The first thing my 9-year-old son does when he gets birthday or Christmas money is jump on Amazon or leaf through toy catalogues to see how quickly he can spend it. This is not unlike the feeling many of us had when we got our first paychecks. The idea of putting away some of what you have today for tomorrow is not always instinctive and many times has to be learned.
We have always been told that children learn by example just as much as, if not more than, lecturing or preaching. This applies to household spending and savings habits as well.
If your children see you or hear you talk about saving on a regular basis, they will be more likely to do so themselves. The same can be said for budgeting for big ticket items like family vacations or home improvements. This is not to suggest you tell your children exactly how much money you have or how much you paid for everything. Rather, involve them in the process of saving, budgeting and planning for both the short and long term as they get older and more independent.
Teaching your child to set aside a fixed percentage of the money they are given or earn is one way to help start savings habits early and enforce math skills to boot! If you make it reasonable – say 20 percent – they will quickly understand that they still have 80 percent left, which is plenty to enjoy.
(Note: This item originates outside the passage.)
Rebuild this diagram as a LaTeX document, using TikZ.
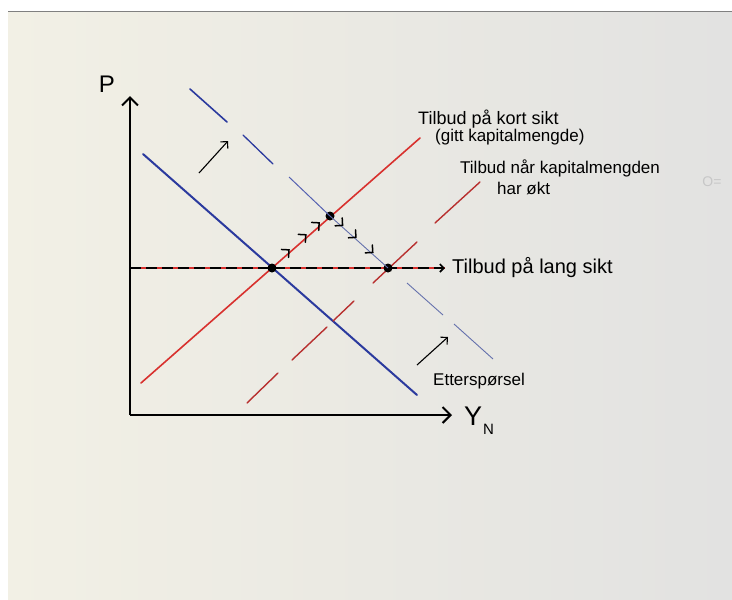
\documentclass[tikz,border=0pt]{standalone}
\usepackage{fontspec}
\setmainfont{Liberation Sans}
\usetikzlibrary{arrows.meta,calc}
\definecolor{paperL}{HTML}{F2F0E5}
\definecolor{paperR}{HTML}{E2E2E1}
\definecolor{dblue}{HTML}{2B3A9E}
\definecolor{lblue}{HTML}{6470AC}
\definecolor{dred}{HTML}{D8312E}
\definecolor{mred}{HTML}{B8302F}
\begin{document}
\begin{tikzpicture}[x=1pt,y=-1pt,
  axis/.style={line width=2pt, black, -{Straight Barb[length=8pt,width=16pt,line width=2pt]}},
  demand/.style={line width=2pt, dblue, line cap=round},
  newdemand/.style={line width=1.6pt, dblue, line cap=round},
  thinblue/.style={line width=0.9pt, lblue},
  supply/.style={line width=1.6pt, dred, line cap=round},
  newsupply/.style={line width=1.4pt, mred, line cap=round},
  shiftarrow/.style={line width=1.1pt, black, -{Straight Barb[length=5pt,width=10pt,line width=1.1pt]}},
  chev/.style={black, line width=1.5pt, line cap=round, line join=miter},
  eq/.style={circle, fill=black, inner sep=0pt, minimum size=9pt},
  lbl/.style={inner sep=0pt, anchor=west, font=\fontsize{17}{19}\selectfont},
]
\useasboundingbox (0,0) rectangle (732,600);
\fill[white] (0,0) rectangle (732,600);
\shade[left color=paperL, right color=paperR] (8,11) rectangle (732,600);
\draw[gray, line width=1pt] (8,11) -- (732,11);

% coordinates
\coordinate (o) at (130,415);
\coordinate (ytop) at (130,96);
\coordinate (xend) at (452,415);
\coordinate (d0a) at (143,154);
\coordinate (d0b) at (417,395);
\coordinate (s0a) at (141,383);
\coordinate (s0b) at (420,138);
\coordinate (lra) at (130,268);
\coordinate (lrb) at (445,268);

% axes
\draw[axis] (o) -- (ytop);
\draw[axis] (o) -- (xend);
\node[inner sep=0pt, font=\fontsize{24}{26}\selectfont] (P) at (107,84) {P};
\node[inner sep=0pt, anchor=west, font=\fontsize{27}{29}\selectfont] (Y) at (464,416) {Y};
\node[inner sep=0pt, anchor=west, font=\fontsize{15}{16}\selectfont] (N) at ([xshift=0.5pt,yshift=-13pt]Y.east) {N};

% original demand and short-run supply
\draw[demand] (d0a) -- (d0b);
\draw[supply] (s0a) -- (s0b);

% new supply (dashed red)
\coordinate (ns1a) at (247,403); \coordinate (ns1b) at (278,373);
\coordinate (ns2a) at (292,360); \coordinate (ns2b) at (327,327);
\coordinate (ns3a) at (333,321); \coordinate (ns3b) at (354,301);
\coordinate (ns4a) at (373,283); \coordinate (ns4b) at (417,242);
\coordinate (ns5a) at (435,223); \coordinate (ns5b) at (480,182);
\draw[newsupply] (ns1a) -- (ns1b);
\draw[newsupply] (ns2a) -- (ns2b);
\draw[newsupply] (ns3a) -- (ns3b);
\draw[newsupply] (ns4a) -- (ns4b);
\draw[newsupply] (ns5a) -- (ns5b);

% long-run supply
\draw[line width=1.4pt, dred] (lra) -- (lrb);
\draw[line width=2pt, black, dash pattern=on 11pt off 5pt, -{Straight Barb[length=4pt,width=8pt,line width=1.6pt]}] (lra) -- (lrb);

% equilibria
\node[eq] (E0) at (272,268) {};
\node[eq] (E1) at (330,216) {};
\node[eq] (E2) at (388,268) {};

% new demand (dashed blue)
\coordinate (nd1a) at (190,89);  \coordinate (nd1b) at (227,122);
\coordinate (nd2a) at (243,135); \coordinate (nd2b) at (273,164);
\coordinate (nd3a) at (289,177);
\coordinate (nd5a) at (407,283); \coordinate (nd5b) at (443,315);
\coordinate (nd6a) at (454,324); \coordinate (nd6b) at (493,359);
\draw[newdemand] (nd1a) -- (nd1b);
\draw[newdemand, line width=1.3pt] (nd2a) -- (nd2b);
\draw[line width=1pt, dblue!80!white] (nd3a) -- (E1.center);
\draw[thinblue] (E1.center) -- (E2.center);
\draw[thinblue] (nd5a) -- (nd5b);
\draw[thinblue] (nd6a) -- (nd6b);

% adjustment chevrons
\foreach \t in {0.31,0.60,0.83}{
  \coordinate (cp) at ($(E0)!\t!(E1)+(-1,-2)$);
  \coordinate (cq) at ($(E0)!\t-0.2!(E1)+(-1,-2)$);
  \draw[chev] ($(cp)!7.5pt!45:(cq)$) -- (cp) -- ($(cp)!7.5pt!-45:(cq)$);
}
\foreach \t in {0.20,0.43,0.72}{
  \coordinate (cp) at ($(E1)!\t!(E2)+(1,-1)$);
  \coordinate (cq) at ($(E1)!\t-0.2!(E2)+(1,-1)$);
  \draw[chev] ($(cp)!7.5pt!45:(cq)$) -- (cp) -- ($(cp)!7.5pt!-45:(cq)$);
}

% shift arrows
\coordinate (sh1a) at (199,173); \coordinate (sh1b) at (228,141);
\coordinate (sh2a) at (417,365); \coordinate (sh2b) at (448,337);
\draw[shiftarrow] (sh1a) -- (sh1b);
\draw[shiftarrow] (sh2a) -- (sh2b);

% labels
\node[lbl, font=\fontsize{18}{20}\selectfont] (l1) at (418,119) {Tilbud på kort sikt};
\node[lbl] (l2) at (435,137) {(gitt kapitalmengde)};
\node[lbl] (l3) at (460,168) {Tilbud når kapitalmengden};
\node[lbl] (l4) at (497,188) {har økt};
\node[lbl, font=\fontsize{20}{22}\selectfont] (l5) at (452,268) {Tilbud på lang sikt};
\node[lbl] (l6) at (433,381) {Etterspørsel};
\node[inner sep=0pt, text=black!22, font=\fontsize{14}{16}\selectfont] (smudge) at (712,182) {O=};
\end{tikzpicture}
\end{document}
The idea of both short- and long-term savings can also be helpful, especially if they have something special they are yearning for.
Children and teenagers often have difficulty thinking past the “here and now” so it is normally easier to start with things they can relate to. If your daughter really wants a new cell phone, sit down with her and work through how much she has to save each week or month to accumulate enough to buy it and still have funds left over for a later purchase. This may motivate her to do some extra chores around the house or opt in for more babysitting jobs instead of watching more television!
It also benefits kids to go with you while you make the savings deposit into a bank or credit union or watch while you send funds electronically to a savings or investment account. Once they are able to understand the concept of saving, share with them the earnings they accumulate in their savings and investment accounts. Have your teenager pick a company whose name they are familiar with and have an interest in and make a game out of tracking the stock price regularly. Did the stock pay a dividend? Did its price drop significantly? Help them to research what happened and why.
Encourage teenagers who are of high school age to take a basic finance class. Learning early how to pay a bill and balance a check book can save aggravation and frustration later and help give them the feeling they are more empowered to manage their own money. Just like anything else, some kids will take to this better than others but it never hurts to start early.